The Supreme Court was on September 5 critical of the relief granted to actor Salman Khan by the Rajasthan High Court staying his conviction in the 1998 black buck poaching case.
"You may have good case for suspension of sentence but not for conviction," the bench comprising by Justice S J Mukhopadhaya and P C Pant observed.
"Let equal law apply to everyone. There should be no discrimination vis-a-vis convicts," the bench further said. It clarified that conviction stayed means that the hearing involves re-appreciation of the evidence. The remarks were made during the hearing of the petition filed by Rajasthan government challenging the stay granted by the High Court on his conviction in the case.
The bench posted the matter for final hearing on October 28. The observations assumes importance, as Salman in his affidavit filed on August 27, has told the apex court that he has always been treated as an ordinary citizen by courts and never been given any special privilege. He has sought to justify the Rajasthan High Court order staying his conviction in the black buck hunting case and dismissal of appeal filed by state government against the decision.
Salman has submitted that he has been one of the highest tax payers and the high court stayed his conviction to enable him to go abroad for professional reasons which bring in foreign exchange in the country.
The 48-year-old actor had opposed the stand taken by Rajasthan government which had submitted that the high court had granted special privileges to him by staying his conviction in which he was sentenced by a trial court to undergo five-year jail term.
On July 9, the apex court had issued notice to Salman on a plea by Rajasthan government challenging the high court decision.
The state government had approached the apex court against the Rajasthan High Court order of November 12 last year, staying his 2006 conviction in the case and paving way for him to apply for a British visa.

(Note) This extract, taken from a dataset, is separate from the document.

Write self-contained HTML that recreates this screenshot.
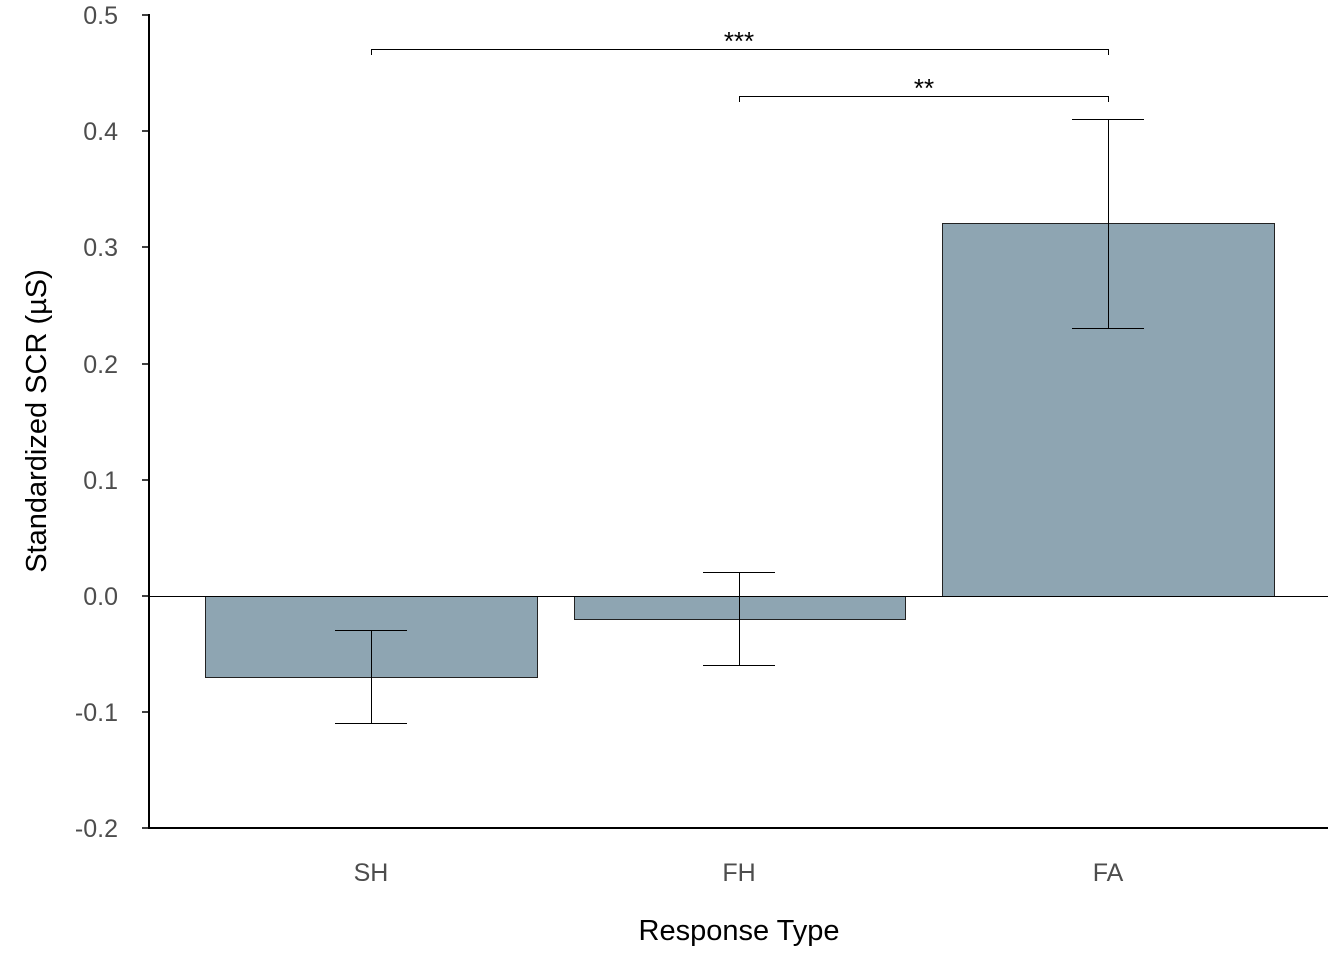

Salman in his affidavit had said, "It is denied that the High Court failed to apply the principle that everyone is equal before law and granted me special privilege because I am a celebrity. The courts have at all times treated me as any other ordinary citizen and I have always complied with the conditions imposed upon me."
Seeking dismissal of the state government's plea, the star submitted that he is also a philanthropist and promotes Indian films and his professional engagement generates employment for the industry.
"The nature of my professional engagements is such that I frequently travel to various countries, where I am required to discharge my professional duties towards films, promotion of films, brand endorsements, promoting charitable causes," he had said.
Salman said that the high court has appreciated the fact that the trial court's conviction order had started hampering his professional engagements and would cause irreparable damage to him as well as others who will engage his professional service as an actor.
Refuting allegations of Rajasthan government that one prime witness was threatened to depose in his favour, Salman said it was a mere charge which was never proved. Under British immigration rules, any person convicted for more than four years is not eligible for a visa. Since the actor was convicted for five years, he was denied visa by the British High Commission.
The passports of Indian convicts are stamped with the word "convict".
The actor had approached the high court in 2007 seeking a stay on his conviction by a trial court so that he could file a fresh application for a British visa. Salman was convicted and sentenced to one-year and five-year prison terms in separate cases of poaching of two Chinkaras at Bhawad and one black buck at Ghoda Farm (Mathania) on the intervening night of September 26-27, 1998 and September 28-29, 1998 respectively. Black buck is a protected animal and its hunting is a punishable offence.
Besides Khan, actors Saif Ali Khan, Sonali Bendre, Tabu and Neelam were accused of poaching near Jodhpur during the shooting of the film Hum Saath Saath Hain.